Easter eggs are a time honored tradition in most of today’s science fiction. This is the hiding in plain sight of something which came from somewhere else. Not an entire script or story line, but rather a nugget of information, a scene or just a few lines. An Easter egg differs from a nod in that a nod will generally reference the source. Allow me to demonstrate with a few examples.
While I was watching some “bonus features” on the “Babylon 5” DVDs the show’s creator talked about one story line where various ministries were being set up on Earth to control peoples thoughts and actions. He called it a nod, but the actual show did not make reference or at least significant reference to “1984” so it really was an Easter egg. A fan of “1984” would have gotten it immediately, but someone who hadn’t read that work in years, like myself, missed it.
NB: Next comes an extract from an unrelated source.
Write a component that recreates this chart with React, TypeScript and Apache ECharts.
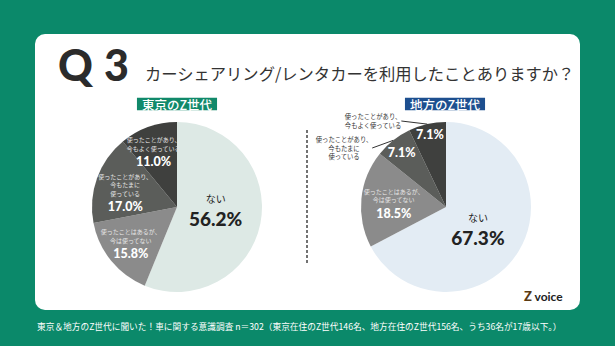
import React, { useEffect, useRef } from 'react';
import * as echarts from 'echarts';

const categories = [
  'ない',
  '使ったことはあるが、今は使ってない',
  '使ったことがあり、今もたまに使っている',
  '使ったことがあり、今もよく使っている',
];
const categoryLines = [
  ['ない'],
  ['使ったことはあるが、', '今は使ってない'],
  ['使ったことがあり、', '今もたまに', '使っている'],
  ['使ったことがあり、', '今もよく使っている'],
];
const tokyoValues = [56.2, 15.8, 17.0, 11.0];
const localValues = [67.3, 18.5, 7.1, 7.1];
const groupTitles = ['東京のZ世代', '地方のZ世代'];
const questionNo = ['Q', '3'];
const questionText = 'カーシェアリング/レンタカーを利用したことありますか？';
const footnote =
  '東京＆地方のZ世代に聞いた！車に関する意識調査 n＝302（東京在住のZ世代146名、地方在住のZ世代156名、うち36名が17歳以下。）';
const localOutsideIdx = [2, 3];

const JP = '"Noto Sans CJK JP", "Noto Sans", sans-serif';
const NUM = 'Lato, "Noto Sans", sans-serif';

const fmtPct = (v: number) => v.toFixed(1) + '%';

const insideFormatter = (outside: number[]) => (p: any) => {
  const i = p.dataIndex;
  if (i === 0) return `{n|${categoryLines[0][0]}}\n{b|${fmtPct(p.value)}}`;
  const pct = `{p|${fmtPct(p.value)}}`;
  if (outside.includes(i)) return pct;
  return categoryLines[i].map((l) => `{s|${l}}`).join('\n') + '\n' + pct;
};

const insideRich = {
  n: { fontFamily: JP, fontSize: 10, color: '#222', lineHeight: 16 },
  b: { fontFamily: NUM, fontSize: 19, fontWeight: 900, color: '#222', lineHeight: 24 },
  s: { fontFamily: JP, fontSize: 6, color: '#e6e6e6', lineHeight: 8.5 },
  p: { fontFamily: NUM, fontSize: 12.5, fontWeight: 900, color: '#ffffff', lineHeight: 18 },
};

export default function App() {
  const ref = useRef<HTMLDivElement>(null);
  useEffect(() => {
    document.body.style.margin = '0';
    const chart = echarts.init(ref.current!, null, { renderer: 'svg' });
    const tokyoShift = [
      [-6, -5],
      [-11, 9],
      [-9, 2],
      [-8, -11],
    ];
    const localShift = [
      [-7, -1],
      [-7, 2],
      [-16, -19],
      [-6, -28],
    ];
    const greys = ['#8b8b8b', '#5b5d5a', '#3f403e'];
    const option: any = {
      animation: false,
      backgroundColor: '#0b896a',
      graphic: [
        { type: 'rect', z: -10, shape: { x: 35, y: 34, width: 545, height: 276, r: 10 }, style: { fill: '#ffffff' } },
        { type: 'text', x: 58, y: 64, style: { text: questionNo[0], font: `900 43px ${NUM}`, fill: '#2b2b2b', verticalAlign: 'middle' } },
        { type: 'text', x: 104, y: 64, style: { text: questionNo[1], font: `900 43px ${NUM}`, fill: '#2b2b2b', verticalAlign: 'middle' } },
        { type: 'text', x: 145, y: 73, style: { text: questionText, font: `400 16.3px ${JP}`, fill: '#333', verticalAlign: 'middle' } },
        {
          type: 'text', x: 177, y: 104,
          style: { text: groupTitles[0], font: `500 12.5px ${JP}`, fill: '#fff', backgroundColor: '#11896a', padding: [0, 5], align: 'center', verticalAlign: 'middle' },
        },
        {
          type: 'text', x: 445, y: 104,
          style: { text: groupTitles[1], font: `500 12.5px ${JP}`, fill: '#fff', backgroundColor: '#1d4f8f', padding: [0, 5], align: 'center', verticalAlign: 'middle' },
        },
        { type: 'line', shape: { x1: 307, y1: 130, x2: 307, y2: 263 }, style: { stroke: '#444', lineWidth: 1.5, lineDash: [3, 2] } },
        {
          type: 'text', x: 524, y: 296,
          style: {
            text: '{z|Z}{v| voice}',
            verticalAlign: 'middle',
            rich: {
              z: { font: `900 13px ${NUM}`, fill: '#5a3a12' },
              v: { font: `700 12px ${NUM}`, fill: '#222' },
            },
          },
        },
        { type: 'text', x: 37, y: 326, style: { text: footnote, font: `400 8.7px ${JP}`, fill: '#ffffff', verticalAlign: 'middle' } },
      ],
      series: [
        {
          type: 'pie',
          center: [177, 207],
          radius: 85,
          startAngle: 90,
          clockwise: true,
          silent: true,
          avoidLabelOverlap: false,
          data: tokyoValues.map((v, i) => ({
            value: v,
            name: categories[i],
            itemStyle: { color: i === 0 ? '#dde9e5' : greys[i - 1] },
          })),
          label: { show: true, position: 'inside', formatter: insideFormatter([]), rich: insideRich, align: 'center' },
          labelLine: { show: false },
          labelLayout: (p: any) => ({ dx: tokyoShift[p.dataIndex][0], dy: tokyoShift[p.dataIndex][1] }),
        },
        {
          type: 'pie',
          center: [446, 207],
          radius: 85,
          startAngle: 90,
          clockwise: true,
          silent: true,
          avoidLabelOverlap: false,
          data: localValues.map((v, i) => ({
            value: v,
            name: categories[i],
            itemStyle: { color: i === 0 ? '#e3ecf4' : greys[i - 1] },
          })),
          label: { show: true, position: 'inside', formatter: insideFormatter(localOutsideIdx), rich: insideRich, align: 'center' },
          labelLine: { show: false },
          labelLayout: (p: any) => ({ dx: localShift[p.dataIndex][0], dy: localShift[p.dataIndex][1] }),
        },
        {
          type: 'pie',
          center: [446, 207],
          radius: 85,
          startAngle: 90,
          clockwise: true,
          silent: true,
          z: 3,
          avoidLabelOverlap: false,
          data: localValues.map((v, i) => ({
            value: v,
            name: categories[i],
            label: { show: localOutsideIdx.includes(i) },
            labelLine: { show: localOutsideIdx.includes(i) },
          })),
          itemStyle: { color: 'rgba(0,0,0,0)' },
          label: {
            position: 'outside',
            formatter: (p: any) => categoryLines[p.dataIndex].map((l) => `{o|${l}}`).join('\n'),
            rich: { o: { fontFamily: JP, fontSize: 6.3, color: '#333', lineHeight: 8.5, align: 'center' } },
          },
          labelLine: { length: 8, length2: 0, lineStyle: { color: '#333', width: 1 } },
          labelLayout: (p: any) => {
            if (p.dataIndex === 3) return { x: 373, y: 121, align: 'center', verticalAlign: 'middle' };
            if (p.dataIndex === 2) return { x: 344, y: 148, align: 'center', verticalAlign: 'middle' };
            return {};
          },
        },
      ],
    };
    chart.setOption(option);
    return () => chart.dispose();
  }, []);
  return <div ref={ref} style={{ position: 'absolute', left: 0, top: 0, width: 615, height: 346 }} />;
}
The television series NCIS used to give numerous nods using the character of Anthony DiNozzo spouting off titles of old movies and their cast pointing out where they blatantly stole an idea from. You didn’t have to be a fan of any of those movies to get where the idea came from. If you really liked the episode you might even watch the old movie. I do highly recommend writers of any genre give up cable so you can get one of those over the air channels which runs old black and white movies. Some of the best writing ever happened when we didn’t have special effects teams.
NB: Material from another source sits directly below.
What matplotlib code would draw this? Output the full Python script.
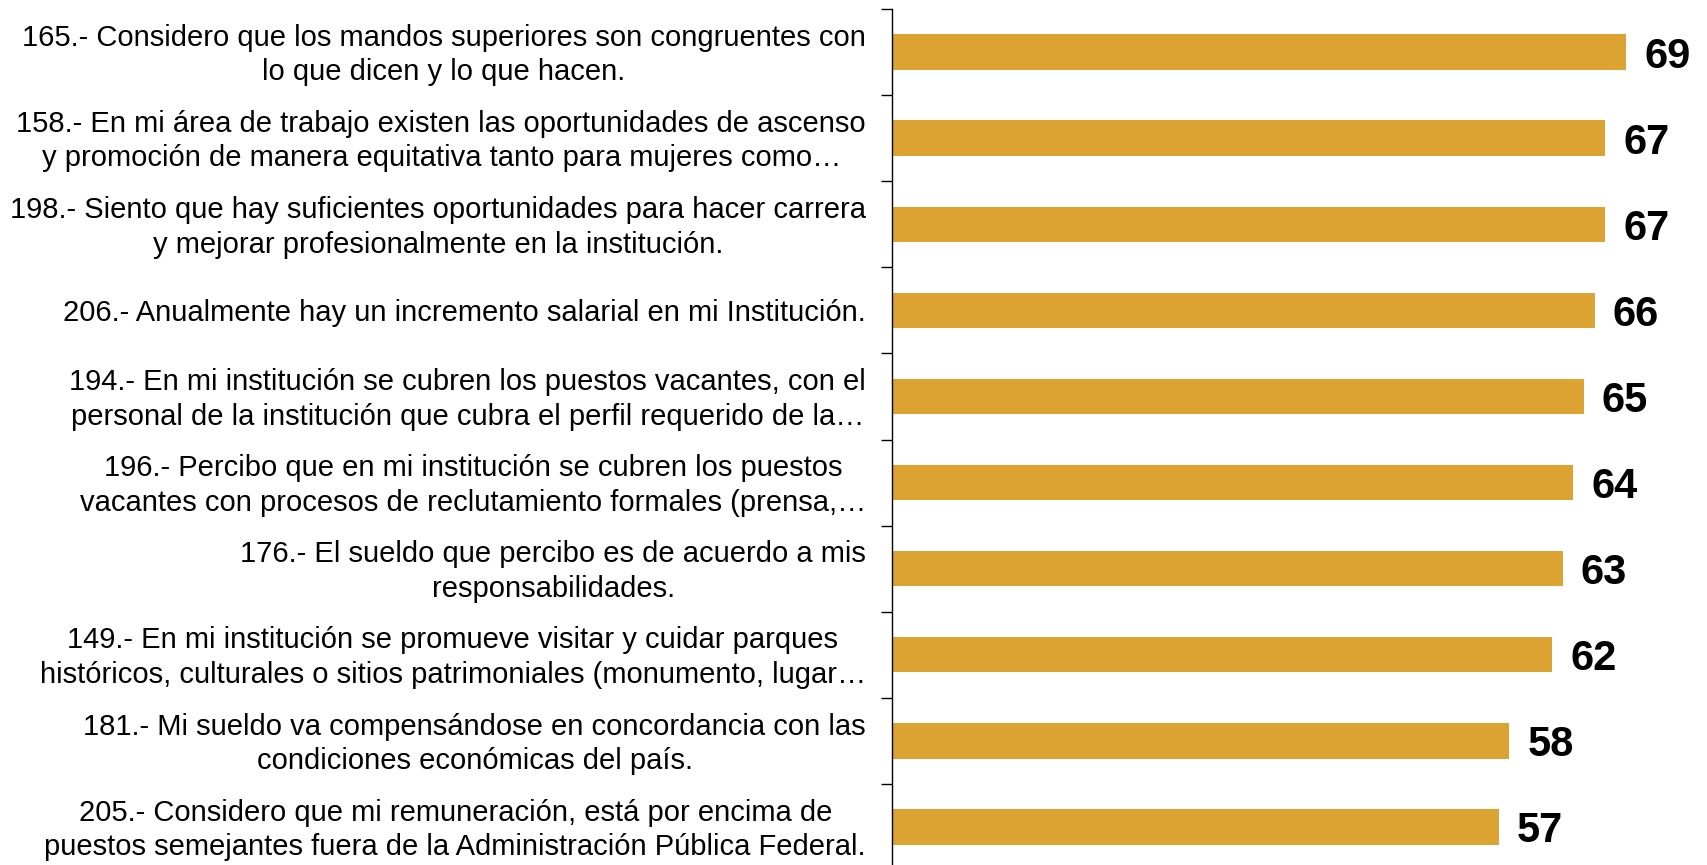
import matplotlib
matplotlib.use("Agg")
import matplotlib.pyplot as plt
import matplotlib.transforms as mtransforms

plt.rcParams['font.family'] = ['Liberation Sans', 'DejaVu Sans']

# Survey statements (top to bottom) and their scores
statements = [
    "165.- Considero que los mandos superiores son congruentes con\nlo que dicen y lo que hacen.",
    "158.- En mi área de trabajo existen las oportunidades de ascenso\ny promoción de manera equitativa tanto para mujeres como…",
    "198.- Siento que hay suficientes oportunidades para hacer carrera\ny mejorar profesionalmente en la institución.",
    "206.- Anualmente hay un incremento salarial en mi Institución.",
    "194.- En mi institución se cubren los puestos vacantes, con el\npersonal de la institución que cubra el perfil requerido de la…",
    "196.- Percibo que en mi institución se cubren los puestos\nvacantes con procesos de reclutamiento formales (prensa,…",
    "176.- El sueldo que percibo es de acuerdo a mis\nresponsabilidades.",
    "149.- En mi institución se promueve visitar y cuidar parques\nhistóricos, culturales o sitios patrimoniales (monumento, lugar…",
    "181.- Mi sueldo va compensándose en concordancia con las\ncondiciones económicas del país.",
    "205.- Considero que mi remuneración, está por encima de\npuestos semejantes fuera de la Administración Pública Federal.",
]
scores = [69, 67, 67, 66, 65, 64, 63, 62, 58, 57]

W, H = 1707, 865
fig = plt.figure(figsize=(W / 100, H / 100), dpi=100)
left_px, right_px, top_px, bottom_px = 892, 1701, 9, 870
ax = fig.add_axes([left_px / W, 1 - bottom_px / H,
                   (right_px - left_px) / W, (bottom_px - top_px) / H])

pos = list(range(len(scores)))
ax.barh(pos, scores, height=0.41, color='#DCA332', zorder=2)

ax.set_xlim(0, 76)
ax.set_ylim(len(scores) - 0.5, -0.5)

for s in ('top', 'right', 'bottom'):
    ax.spines[s].set_visible(False)
ax.spines['left'].set_color('#000000')
ax.spines['left'].set_linewidth(1.0)
ax.set_xticks([])

# category labels: right-aligned blocks, each line centred, sitting on its bar
ax.set_yticks(pos)
ax.set_yticklabels([])
ax.tick_params(axis='y', which='major', length=0)
label_tr = ax.get_yaxis_transform() + mtransforms.ScaledTranslation(
    -26 / 100, -3 / 100, fig.dpi_scale_trans)
for p, txt in zip(pos, statements):
    ax.text(0, p, txt, transform=label_tr, ha='right', va='center',
            multialignment='center', fontsize=21, linespacing=1.3,
            color='#000000')

ax.set_yticks([p - 0.5 for p in range(len(scores) + 1)], minor=True)
ax.tick_params(axis='y', which='minor', length=8, width=1.0, color='#000000', direction='out')

for p, v in zip(pos, scores):
    ax.annotate(f"{v}", xy=(v, p), xytext=(13, 0), textcoords='offset points',
                ha='left', va='center_baseline', fontsize=30, fontweight='bold',
                color='#000000')

fig.savefig("out.png", dpi=100, facecolor='white')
An Easter egg does not need to be either a scene or a line. It can be an object or a sound. The Star Trek movies reboot did an excellent job of this recently. In the current movie there is a scene where they need to broadcast loud music to destroy enemy ships. They did a very good job setting this Easter egg up too. The music starts playing and Captain Kirk says “Good choice.” A bit later Spock and Dr. McCoy are in an alien fighter ship and have this exchange.
McCoy: Is that classical music?
Spock: Yes doctor, it would seem to be.
The music was of course a hard rock/heavy metal kicking tune. It also sounded very familiar. A night or two later I dug out the first reboot movie. Sure enough, it was the same tune which was playing when we first met James Tiberius Kirk.
See for yourself.
An Easter egg is a way of bonding with your audience in a manner which transcends the writing itself. It shows you cared enough about something they care about to include it in your work. Even computer programmers hide Easter eggs. The OpenVMS operating system has an error code which returns “my hovercraft is full of eels.”
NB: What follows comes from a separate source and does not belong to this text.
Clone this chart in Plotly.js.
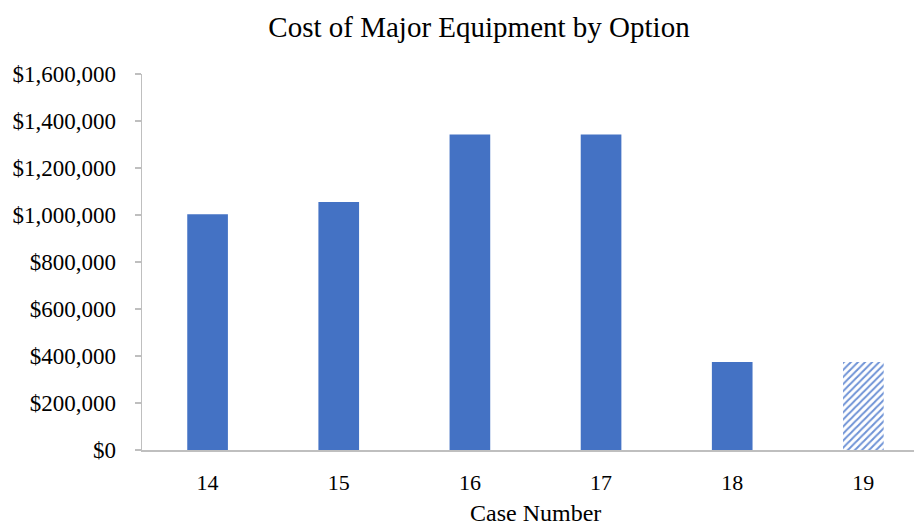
<!DOCTYPE html>
<html>
<head>
<meta charset="utf-8">
<script src="https://cdn.plot.ly/plotly-3.0.1.min.js"></script>
<style>html,body{margin:0;padding:0;background:#fff;}#chart{width:914px;height:525px;}</style>
</head>
<body>
<div id="chart"></div>
<script>
var categories = ["14", "15", "16", "17", "18", "19"];
var costs = [1003000, 1055000, 1343000, 1343000, 374000, 374000];
var estimated = [false, false, false, false, false, true];
var yTickValues = [0, 200000, 400000, 600000, 800000, 1000000, 1200000, 1400000, 1600000];
var yTickLabels = ["$0", "$200,000", "$400,000", "$600,000", "$800,000", "$1,000,000", "$1,200,000", "$1,400,000", "$1,600,000"];

var blue = "#4472C4";
var solidX = [], solidY = [], hatchX = [], hatchY = [];
categories.forEach(function (c, i) {
  if (estimated[i]) { hatchX.push(c); hatchY.push(costs[i]); }
  else { solidX.push(c); solidY.push(costs[i]); }
});

var solidTrace = {
  type: "bar",
  x: solidX,
  y: solidY,
  marker: {color: blue, line: {width: 0}},
  hoverinfo: "none"
};
var hatchTrace = {
  type: "bar",
  x: hatchX,
  y: hatchY,
  marker: {
    color: "#ffffff",
    line: {width: 0},
    pattern: {shape: "/", fgcolor: "#6F93D6", bgcolor: "#ffffff", size: 5, solidity: 0.4}
  },
  hoverinfo: "none"
};

var font = {family: "Liberation Serif, Times New Roman, serif", color: "#000000"};

var layout = {
  width: 914,
  height: 525,
  margin: {l: 142, r: 0, t: 74, b: 75},
  paper_bgcolor: "#ffffff",
  plot_bgcolor: "#ffffff",
  font: font,
  showlegend: false,
  barmode: "overlay",
  bargap: 0.69,
  title: {
    text: "Cost of Major Equipment by Option",
    font: {family: font.family, size: 29, color: "#000000"},
    x: 479 / 914, xanchor: "center", xref: "container",
    y: 1 - 27 / 525, yanchor: "middle", yref: "container"
  },
  xaxis: {
    type: "category",
    categoryorder: "array",
    categoryarray: categories,
    range: [-0.5, 5.386],
    showline: true,
    linecolor: "#BFBFBF",
    linewidth: 1.5,
    ticks: "",
    showgrid: false,
    zeroline: false,
    tickfont: {family: font.family, size: 22, color: "#000000"},
    ticklabelstandoff: 12,
    fixedrange: true
  },
  yaxis: {
    range: [0, 1600000],
    tickvals: yTickValues,
    ticktext: yTickLabels,
    showline: true,
    linecolor: "#BFBFBF",
    linewidth: 1.5,
    ticks: "outside",
    ticklen: 6,
    tickcolor: "#BFBFBF",
    tickwidth: 1.5,
    showgrid: false,
    zeroline: false,
    tickfont: {family: font.family, size: 23, color: "#000000"},
    ticklabelstandoff: 14,
    fixedrange: true
  },
  annotations: [{
    text: "Case Number",
    xref: "x", x: 2.5,
    yref: "paper", y: 0,
    yanchor: "middle", yshift: -63,
    showarrow: false,
    font: {family: font.family, size: 24, color: "#000000"}
  }]
};

Plotly.newPlot("chart", [solidTrace, hatchTrace], layout, {displayModeBar: false, staticPlot: true});
</script>
</body>
</html>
Some may believe it would be difficult for young writers to have enough life experience to generate an Easter egg. Some young writers generate Easter eggs without knowing it. You see you’ve either read enough or watched enough to have something make you want to write. These things will even influence type type of work you create. Maybe during edit round N of your story think back to those experiences of something or many somethings which stuck with you, then hide the egg.